He served in the U.S. Army before joining the FBI in 1970. Ressler was recruited into the Behavioral Science Unit that deals with drawing up psychological profiles of violent offenders who typically select victims at random, such as rapists and serial killers. He came up with the term "serial killer" both from the fact that the repeated nature of homicides committed by such individuals reminded him of television serials he watched as a child and from the term "crimes in series" as used by British detectives.

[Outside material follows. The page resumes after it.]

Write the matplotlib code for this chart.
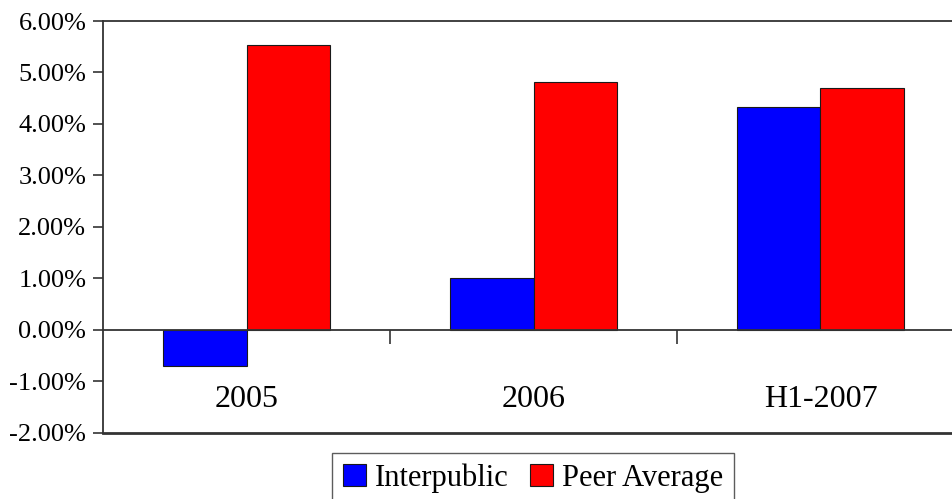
import matplotlib.pyplot as plt
from matplotlib.ticker import FuncFormatter

categories = ["2005", "2006", "H1-2007"]
interpublic = [-0.70, 1.00, 4.32]
peer_average = [5.53, 4.82, 4.69]
y_ticks = [-2, -1, 0, 1, 2, 3, 4, 5, 6]

plt.rcParams['font.family'] = ['Liberation Serif', 'DejaVu Serif']

fig = plt.figure(figsize=(9.52, 4.99), dpi=100)
ax = fig.add_axes([0.1082, 0.1329, 0.9044, 0.8250])

x = list(range(len(categories)))
w = 0.29
ax.bar([i - w for i in x], interpublic, width=w, align='edge', color='#0000ff',
       edgecolor='#1a1a1a', linewidth=0.8, label='Interpublic')
ax.bar(x, peer_average, width=w, align='edge', color='#ff0000',
       edgecolor='#1a1a1a', linewidth=0.8, label='Peer Average')

ax.set_xlim(-0.5, len(categories) - 0.5)
ax.set_ylim(-2, 6)
ax.set_yticks(y_ticks)
ax.yaxis.set_major_formatter(FuncFormatter(lambda v, p: "%.2f%%" % v))
ax.tick_params(axis='y', labelsize=19, length=7, width=1.2, pad=5, color='#333333')

# category axis sits on the zero line
ax.spines['bottom'].set_position(('data', 0))
ax.spines['right'].set_visible(False)
for s in ['left', 'top', 'bottom']:
    ax.spines[s].set_color('#333333')
    ax.spines[s].set_linewidth(1.3)
ax.axhline(-2, color='#333333', linewidth=2.0, clip_on=False)

ax.set_xticks(x)
ax.set_xticklabels(categories)
ax.set_xticks([0.5, 1.5], minor=True)
ax.tick_params(axis='x', which='major', length=0, labelsize=23, pad=40)
ax.tick_params(axis='x', which='minor', length=10, width=1.2, color='#333333')

fig.legend(loc='upper left', bbox_to_anchor=(332 / 952, (499 - 452.7) / 499),
           ncol=2, fontsize=22, frameon=True, fancybox=False, edgecolor='#333333',
           handlelength=0.75, handleheight=0.75, handletextpad=0.3,
           columnspacing=0.7, borderpad=0.35, borderaxespad=0)

fig.savefig("out.png", dpi=100)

In the early 1980s, Ressler helped to organize the interviews of thirty-six incarcerated serial killers in order to find parallels between such criminals' backgrounds and motives. He was also instrumental in setting up Vi-CAP (Violent Criminal Apprehension Program). This consists of a centralized computer database of information on unsolved homicides. Information is gathered from local police forces and cross-referenced with other unsolved killings across the United States. Working on the basis that most serial killers claim similar victims with a standard method (modus operandi) it hopes to spot early on when a killer is carrying out serious crimes in different jurisdictions. This was primarily a response to the appearance of nomadic killers who committed crimes in different areas. So long as the killer kept on the move, the police forces in each state would be unaware that there were multiple victims and would just be investigating a single homicide, each unaware that other police forces had similar crimes. Vi-CAP would help individual police forces determine if they were hunting for the same perpetrator so that they could share and correlate information with one another, increasing their chances of identifying a suspect.

Ressler recommended and sanctioned Virginia crime psychic detective Noreen Renier to law enforcement agencies with unresolved crimes over 30 years. Ressler testified on behalf of Renier in 1986 and was closely connected with paranormal beliefs.

He worked on many cases of serial homicide such as Jeffrey Dahmer and Richard Chase.

Ressler retired from the FBI in 1990 and is the author of a number of books about serial murder. Afterwards, he gave lectures to students and police forces on the subject of criminology and, in 1993, was brought in to London to assist in the investigation into the murders committed by Colin Ireland. In 1995, he was invited by South African profiler Micki Pistorius to participate in the investigation of the ABC Murders, though he left the case sometime later.

Ressler's visit to Ciudad Juárez (in Mexico) to investigate the still-active femicides occurring there served as inspiration for the character Albert Kessler in Roberto Bolaño's novel 2666.

Ressler died on May 5, 2013, from Parkinson's disease.